Умственное освобождение равнялось для Бжозовского, гимназиста в Немирове, протесту против родимого окружения, то есть против Польши сентиментальных нравов, католической церквушки, культа национального мученичества, ритуального обжорства по праздникам и программного антиинтеллектуализма. Быть человеком – или быть поляком, в котором человек – самой своей принадлежностью к национальной группе и повиновением ее заповедям – уменьшен? Этот вопрос Бжозовский, видимо, пережил остро, если в двух его романах герой обретает внутреннюю свободу, лишь поправ национальный запрет. В «Пламени» Михал Канёвский рвет со своей помещичьей семьей и приносит позор ей на голову, становясь русским революционером и нигилистом: он вступает в группу Нечаева, а затем, уже народовольцем, принимает участие в подготовке покушения на жизнь Александра II. В Сибири он встречает польских ссыльных – участников восстания 1863 года, – и те не могут простить ему, что он в своей революционной деятельности идет вместе с русскими: для них Россия – это дикая страна, разъеденная взяточничеством и сифилисом, колосс на глиняных ногах. В романе «Один среди людей» шестнадцатилетний Роман Олуцкий дополняет свое освобождение от нравов и верований своей среды, нарушая морально-политическое табу, почти равное тому, которое в штате Миссисипи защищает белую женщину от половых отношений с негром: он облегчает барышне из хорошей польской семьи побег с русским офицером. Ни один писатель в Польше, притом по сей день, не осмелился обратиться к этой стыдливой сфере, сформированной коллективным подсознанием, к содержанию правила, согласно которому вхождение в «русский мир», согласие на этот мир тождественно нравственному падению, вечной утрате души.[33]
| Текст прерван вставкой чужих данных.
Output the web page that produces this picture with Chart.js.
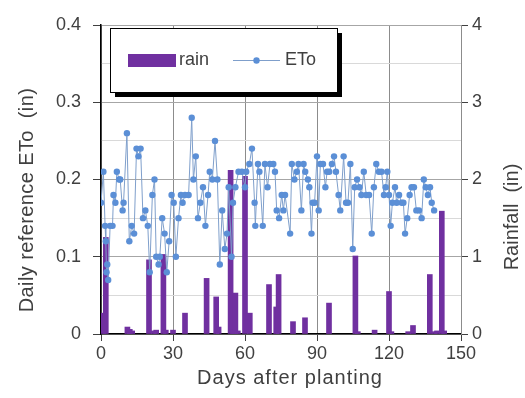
<!DOCTYPE html>
<html>
<head>
<meta charset="utf-8">
<script src="https://cdn.jsdelivr.net/npm/chart.js@4/dist/chart.umd.min.js"></script>
<style>
html,body{margin:0;padding:0;background:#fff;}
#wrap{width:525px;height:398px;position:relative;}
</style>
</head>
<body>
<div id="wrap"><canvas id="c" width="525" height="398"></canvas></div>
<script>
// ---- data ----
const etoDays = [0,1,1.7,2,2.3,2.6,3,3.8,4.8,5.2,6,6.6,7.6,8,9,9.4,10.8,11.8,12.8,13.8,14.8,15.6,16.5,17.5,18.5,19.5,20.3,21.4,22.3,23,24,24.5,25.5,26.5,27.4,28.4,29.4,30.3,31.2,32.3,33.3,34,35,36.5,37.8,38.5,39.5,40.4,41.4,42.5,43.5,44.6,45.3,46.4,47.5,48.5,49.5,50.5,51.6,52.5,53.2,54.4,55,56,57.3,58.7,60,60.5,61.8,62.9,64,64.3,65.4,66,67.4,68.3,69.4,70.4,71.8,72.5,73.2,74.2,75.3,76,76.7,78.8,79.5,80.6,81.6,82.3,83.5,84.4,85.1,86.2,86.8,87.7,88.2,89,90,90.7,91.4,92.5,93.5,94.2,95.1,96.2,97.1,97.9,99,99.7,101.1,102.1,102.9,103.9,104.9,105.7,106.7,107.7,108.5,109.5,110.5,111.7,112.8,113.7,114.7,115.8,116.9,117.9,118.6,119.3,120,120.7,121.4,122.5,123.2,124.2,125.3,126,126.7,127.6,128.6,129.4,130.4,131.4,132.5,133.6,134.5,135.3,136.2,137.1,137.8,138.8];
const eto = [0.17,0.21,0.14,0.12,0.08,0.09,0.07,0.14,0.14,0.18,0.17,0.21,0.20,0.20,0.16,0.17,0.26,0.12,0.14,0.13,0.24,0.23,0.24,0.15,0.16,0.14,0.08,0.18,0.20,0.10,0.09,0.10,0.15,0.13,0.08,0.12,0.18,0.17,0.10,0.15,0.18,0.17,0.18,0.18,0.28,0.20,0.23,0.15,0.17,0.19,0.14,0.18,0.21,0.20,0.25,0.20,0.09,0.16,0.11,0.13,0.19,0.10,0.17,0.19,0.21,0.21,0.19,0.21,0.22,0.24,0.17,0.14,0.22,0.21,0.14,0.22,0.19,0.22,0.22,0.21,0.16,0.15,0.18,0.16,0.18,0.13,0.22,0.20,0.21,0.22,0.16,0.22,0.21,0.20,0.19,0.13,0.17,0.17,0.23,0.16,0.22,0.22,0.19,0.21,0.21,0.22,0.23,0.21,0.18,0.16,0.23,0.17,0.17,0.22,0.11,0.19,0.20,0.19,0.18,0.21,0.18,0.18,0.13,0.19,0.22,0.21,0.21,0.18,0.19,0.21,0.18,0.14,0.17,0.19,0.17,0.18,0.17,0.17,0.13,0.15,0.18,0.19,0.19,0.16,0.16,0.15,0.20,0.19,0.18,0.19,0.17,0.16];
const rainDays = [1,2,11,12,13,20,22,23,26,27,30,35,44,48,49,54,55,56,57,60,62,70,73,74,80,85,95,106,107,114,120,121,128,130,137,139,140,142,143];
const rain = [0.27,1.25,0.09,0.06,0.04,0.96,0.04,0.05,1.03,0.05,0.05,0.27,0.72,0.48,0.09,2.12,0.05,0.53,0.04,2.04,0.27,0.64,0.35,0.77,0.16,0.21,0.40,1.01,0.03,0.05,0.55,0.03,0.03,0.11,0.77,0.03,0.04,1.59,0.04];
const xTicks = [0,30,60,90,120,150];
const leftTicks = [0,0.1,0.2,0.3,0.4];
const rightTicks = [0,1,2,3,4];
const xTitle = 'Days after planting';
const leftTitle = 'Daily reference ETo  (in)';
const rightTitle = 'Rainfall  (in)';
const rainLabel = 'rain';
const etoLabel = 'ETo';

const FONT = "'Liberation Sans', Arial, sans-serif";
const TXT = '#404040';
const RAIN_COL = '#7030A0';
const LINE_COL = '#7F9FCB';
const PT_COL = '#5B8FD6';

function drawText(ctx, text, x, y, rot, size, spacing) {
  ctx.save();
  ctx.fillStyle = TXT;
  ctx.font = size + 'px ' + FONT;
  try { ctx.letterSpacing = spacing + 'px'; } catch (e) {}
  ctx.textAlign = 'center';
  ctx.textBaseline = 'middle';
  ctx.translate(x, y);
  ctx.rotate(rot);
  ctx.fillText(text, 0, 0);
  ctx.restore();
}

const customLegendAndTitles = {
  id: 'customLegendAndTitles',
  afterDraw(chart) {
    const ctx = chart.ctx;
    // axis titles
    drawText(ctx, xTitle, 290, 378, 0, 20, 1);
    drawText(ctx, leftTitle, 27, 200, -Math.PI / 2, 20, 0.4);
    drawText(ctx, rightTitle, 512, 217, -Math.PI / 2, 20, 0);

    // legend box with shadow
    ctx.save();
    const bx = 110, by = 28, bw = 227, bh = 64;
    ctx.fillStyle = '#000';
    ctx.fillRect(bx + 5, by + 5, bw, bh);
    ctx.fillStyle = '#fff';
    ctx.fillRect(bx, by, bw, bh);
    ctx.strokeStyle = '#000';
    ctx.lineWidth = 1;
    ctx.strokeRect(bx + 0.5, by + 0.5, bw, bh);
    const ds = chart.data.datasets;
    const cy = 60;
    ctx.fillStyle = ds[0].backgroundColor;
    ctx.fillRect(128, cy - 6, 48, 13);
    ctx.fillStyle = TXT;
    ctx.font = '18px ' + FONT;
    ctx.textAlign = 'left';
    ctx.textBaseline = 'middle';
    ctx.fillText(ds[0].label, 179, cy);
    ctx.strokeStyle = ds[1].borderColor;
    ctx.lineWidth = 1;
    ctx.beginPath();
    ctx.moveTo(233, cy + 0.5);
    ctx.lineTo(280, cy + 0.5);
    ctx.stroke();
    ctx.fillStyle = ds[1].pointBackgroundColor;
    ctx.beginPath();
    ctx.arc(256.5, cy + 0.5, 3.2, 0, Math.PI * 2);
    ctx.fill();
    ctx.fillStyle = TXT;
    ctx.fillText(ds[1].label, 285, cy);
    ctx.restore();
  }
};

new Chart(document.getElementById('c'), {
  type: 'bar',
  data: {
    datasets: [
      {
        type: 'bar',
        label: rainLabel,
        data: rainDays.map((d, i) => ({x: d, y: rain[i]})),
        backgroundColor: RAIN_COL,
        borderWidth: 0,
        barThickness: 5,
        yAxisID: 'yR',
        order: 2
      },
      {
        type: 'line',
        label: etoLabel,
        data: etoDays.map((d, i) => ({x: d, y: eto[i]})),
        borderColor: LINE_COL,
        borderWidth: 1,
        pointBackgroundColor: PT_COL,
        pointBorderColor: PT_COL,
        pointRadius: 3.2,
        pointBorderWidth: 0,
        tension: 0,
        yAxisID: 'yL',
        order: 1
      }
    ]
  },
  options: {
    responsive: false,
    animation: false,
    layout: {padding: {top: 25, left: 0, right: 0, bottom: 0}},
    plugins: {legend: {display: false}, tooltip: {enabled: false}},
    scales: {
      x: {
        type: 'linear',
        min: 0, max: 150,
        offset: false,
        afterBuildTicks: s => { s.ticks = xTicks.map(v => ({value: v})); },
        afterFit: s => { s.height = 64; },
        grid: {color: '#8C8C8C', offset: false, tickLength: 7, tickColor: '#404040', drawTicks: true},
        border: {color: '#000', width: 1.5},
        ticks: {color: TXT, font: {size: 18, family: FONT}, padding: 2, maxRotation: 0},
        title: {display: false}
      },
      yL: {
        type: 'linear',
        position: 'left',
        min: 0, max: 0.4,
        afterBuildTicks: s => {
          const t = [];
          for (let i = 0; i < leftTicks.length; i++) {
            t.push({value: leftTicks[i]});
            if (i < leftTicks.length - 1) t.push({value: (leftTicks[i] + leftTicks[i + 1]) / 2, minor: true});
          }
          s.ticks = t;
        },
        afterFit: s => { s.width = 101; },
        grid: {
          color: c => (c.tick && c.tick.minor) ? '#D9D9D9' : '#A6A6A6',
          tickColor: c => (c.tick && c.tick.minor) ? 'rgba(0,0,0,0)' : '#404040',
          tickLength: 8
        },
        border: {color: '#000', width: 1.5},
        ticks: {
          color: TXT, font: {size: 18, family: FONT}, padding: 12,
          callback: (v, i, ticks) => ticks[i].minor ? '' : String(v)
        },
        title: {display: false}
      },
      yR: {
        type: 'linear',
        position: 'right',
        min: 0, max: 4,
        afterBuildTicks: s => { s.ticks = rightTicks.map(v => ({value: v})); },
        afterFit: s => { s.width = 64; },
        grid: {drawOnChartArea: false, tickLength: 7, tickColor: '#404040'},
        border: {color: '#8C8C8C', width: 1},
        ticks: {color: TXT, font: {size: 18, family: FONT}, padding: 4},
        title: {display: false}
      }
    }
  },
  plugins: [customLegendAndTitles]
});
</script>
</body>
</html>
В политике – да, при жизни Бжозовского левых раздирал спор между социалистами и социал-демократами, позднее ставший спором между социалистами и коммунистами: независимость и социализм или революция, которая разрешит национальные конфликты как бы автоматически. Однако в литературе не нашлось аналога этому спору на другом, более глубоком уровне, то есть не было изучено, откуда на самом деле бралась нечистая совесть, которую легко заметить у всех отщепенцев, готовых во имя принципов признать «русский мир» своим. Только Бжозовский показывал польско-русский узел трагически, то есть наделяя аргументы и позиции равным весом и равной эмоциональной напряженностью.
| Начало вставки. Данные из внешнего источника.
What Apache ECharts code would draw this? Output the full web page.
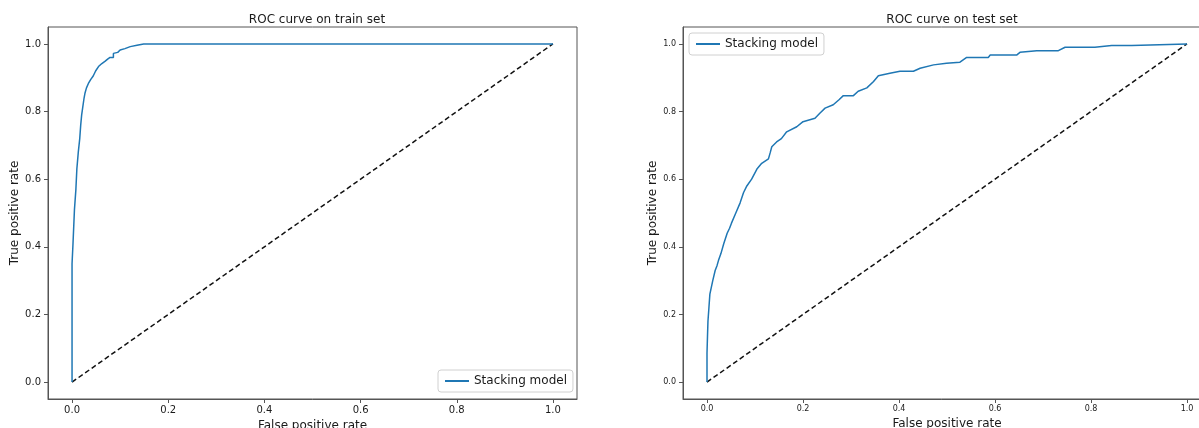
<!DOCTYPE html>
<html><head><meta charset="utf-8">
<script src="https://cdn.jsdelivr.net/npm/echarts@6/dist/echarts.min.js"></script>
<style>html,body{margin:0;padding:0;background:#fff}#c{width:1199px;height:428px}</style>
</head><body><div id="c"></div>
<script>
// ---- data ----
const trainFpr = [0,0,0.002,0.002,0.005,0.005,0.008,0.008,0.010,0.010,0.013,0.013,0.016,0.018,0.020,0.022,0.025,0.027,0.030,0.034,0.039,0.044,0.049,0.055,0.062,0.069,0.074,0.079,0.086,0.086,0.095,0.100,0.110,0.121,0.135,0.149,1.0];
const trainTpr = [0,0.35,0.35,0.41,0.41,0.51,0.51,0.57,0.57,0.63,0.63,0.68,0.72,0.76,0.79,0.81,0.84,0.855,0.87,0.883,0.895,0.905,0.92,0.933,0.942,0.949,0.955,0.96,0.96,0.972,0.975,0.982,0.986,0.992,0.996,1.0,1.0];
const testFpr = [0,0,0.001,0.001,0.002,0.002,0.004,0.004,0.006,0.009,0.012,0.017,0.021,0.024,0.029,0.035,0.042,0.047,0.051,0.060,0.069,0.076,0.083,0.093,0.104,0.114,0.128,0.132,0.135,0.145,0.155,0.166,0.187,0.200,0.225,0.235,0.246,0.263,0.275,0.284,0.305,0.315,0.333,0.347,0.357,0.381,0.402,0.430,0.444,0.472,0.499,0.527,0.541,0.586,0.590,0.645,0.652,0.687,0.732,0.746,0.808,0.843,0.885,0.888,1.0];
const testTpr = [0,0.085,0.085,0.134,0.134,0.18,0.18,0.22,0.26,0.28,0.30,0.33,0.345,0.36,0.38,0.41,0.44,0.455,0.47,0.50,0.53,0.56,0.58,0.60,0.63,0.647,0.66,0.68,0.696,0.71,0.72,0.74,0.755,0.77,0.78,0.795,0.81,0.82,0.835,0.847,0.847,0.86,0.87,0.889,0.906,0.913,0.919,0.919,0.928,0.938,0.943,0.946,0.96,0.96,0.967,0.967,0.975,0.98,0.98,0.99,0.99,0.995,0.995,1.0,1.0];
const chanceFpr = [0, 1];
const chanceTpr = [0, 1];
const tickValues = [0, 0.2, 0.4, 0.6, 0.8, 1.0];
const titles = ['ROC curve on train set', 'ROC curve on test set'];
const seriesName = 'Stacking model';
const xName = 'False positive rate';
const yName = 'True positive rate';

function zip(a, b) { return a.map((v, i) => [v, b[i]]); }

const FONT = 'DejaVu Sans';
const TXT = '#1a1a1a';
const SPINE = '#555';

function xAxis(gi, fs) {
  return {
    type: 'value', gridIndex: gi, min: -0.05, max: 1.05,
    axisLine: { show: true, onZero: false, lineStyle: { color: SPINE, width: 1 } },
    axisTick: { show: true, customValues: tickValues, length: 4, lineStyle: { color: SPINE } },
    axisLabel: { customValues: tickValues, formatter: v => v.toFixed(1), fontSize: fs, color: TXT, fontFamily: FONT, margin: 6 },
    splitLine: { show: false },
    name: xName, nameLocation: 'middle', nameGap: 17,
    nameTextStyle: { fontSize: 12, color: TXT, fontFamily: FONT }
  };
}
function yAxis(gi, fs) {
  return {
    type: 'value', gridIndex: gi, min: -0.05, max: 1.05,
    axisLine: { show: true, onZero: false, lineStyle: { color: SPINE, width: 1 } },
    axisTick: { show: true, customValues: tickValues, length: 4, lineStyle: { color: SPINE } },
    axisLabel: { customValues: tickValues, formatter: v => v.toFixed(1), fontSize: fs, color: TXT, fontFamily: FONT, margin: 7 },
    splitLine: { show: false },
    name: yName, nameLocation: 'middle', nameGap: 24, nameRotate: 90,
    nameTextStyle: { fontSize: 12, color: TXT, fontFamily: FONT }
  };
}
function legend(left, top) {
  return {
    data: [seriesName], left: left, top: top, orient: 'vertical',
    icon: 'rect', itemWidth: 24, itemHeight: 2,
    padding: [5, 6, 5, 7], borderColor: '#d0d0d0', borderWidth: 1, borderRadius: 3,
    backgroundColor: 'rgba(255,255,255,0.85)',
    textStyle: { fontSize: 12, color: TXT, fontFamily: FONT },
    selectedMode: false
  };
}
function roc(gi, fpr, tpr) {
  return {
    name: seriesName, type: 'line', xAxisIndex: gi, yAxisIndex: gi,
    data: zip(fpr, tpr), symbol: 'none', silent: true,
    lineStyle: { color: '#1f77b4', width: 1.5 }, itemStyle: { color: '#1f77b4' }, z: 3
  };
}
function chance(gi) {
  return {
    name: 'chance', type: 'line', xAxisIndex: gi, yAxisIndex: gi,
    data: zip(chanceFpr, chanceTpr), symbol: 'none', silent: true,
    lineStyle: { color: '#111', width: 1.5, type: [5, 3] }, z: 2
  };
}

const chart = echarts.init(document.getElementById('c'), null, { renderer: 'canvas' });
chart.setOption({
  animation: false,
  backgroundColor: '#fff',
  title: [
    { text: titles[0], left: 312, top: 9, textAlign: 'center', textStyle: { fontSize: 12, fontWeight: 'normal', color: TXT, fontFamily: FONT } },
    { text: titles[1], left: 947, top: 9, textAlign: 'center', textStyle: { fontSize: 12, fontWeight: 'normal', color: TXT, fontFamily: FONT } }
  ],
  grid: [
    { left: 48, top: 27, width: 529, height: 372, show: true, borderColor: SPINE, borderWidth: 1, backgroundColor: 'transparent', outerBoundsMode: 'none', containLabel: false },
    { left: 683, top: 27, width: 528, height: 372, show: true, borderColor: SPINE, borderWidth: 1, backgroundColor: 'transparent', outerBoundsMode: 'none', containLabel: false }
  ],
  xAxis: [xAxis(0, 10), xAxis(1, 8)],
  yAxis: [yAxis(0, 10), yAxis(1, 8)],
  legend: [legend(438, 370), legend(689, 33)],
  series: [chance(0), roc(0, trainFpr, trainTpr), chance(1), roc(1, testFpr, testTpr)]
});
</script>
</body></html>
Значение Бжозовского в польской литературе нельзя оценить надлежащим образом, если фон, на котором мы его рассматриваем, слишком узок – например, замкнут в границах недолгой стадии «Молодой Польши». Подвергая ревизии весь XIX век, извлекая прежде всего проблемы первой его половины, нерешенные и отложенные или заслоненные, Бжозовский стал как бы реваншем, поспешным, иногда неловким, за всё то, что ни уст, ни перьев до тех пор не знало. В то же время его посмертная судьба позволяет вникнуть в исторические обстоятельства, которые и по сей день не вполне стали прошлым.
1962
Бесы
Всё в будущем столетии.[34]
Остановил меня на кампусе студент и сказал, что год назад слушал мой курс о Достоевском и что чтение «Бесов» переменило его жизнь, «потому что это так, словно Достоевский описал сегодняшнюю Америку». В результате этого студент бросил занятия биологией и начал изучать общественные науки. Несколько дней спустя я снова увидел его на кампусе: он раздавал листовки американской компартии.
Каким образом «Бесы», роман, где Достоевский отчаянно пытается предостеречь Россию от революции, может убедить кого-то в благодеяниях революции? Дрожь за судьбу России, от которой, по мнению писателя, зависели судьбы мира, была настоящим, самым сильным стимулом его писательства. Западная Европа, по его мнению, была осуждена на коммунизм, логически вытекающий из атеистических посылок, а они в свою очередь вытекали из посылок науки, какой она возникла в орбите западного христианства. Этими идеями заразилась русская интеллигенция, и не от нее ждал Достоевский спасения России, но от крестьянских масс, верных православию. А что бы он сказал сегодня, если бы ему дано было своими глазами видеть и исполнение его наигорших опасений, и исполнение, можно сказать, навыворот, в результате чего его мессианская вера уже лишь удивляет мощью иллюзий?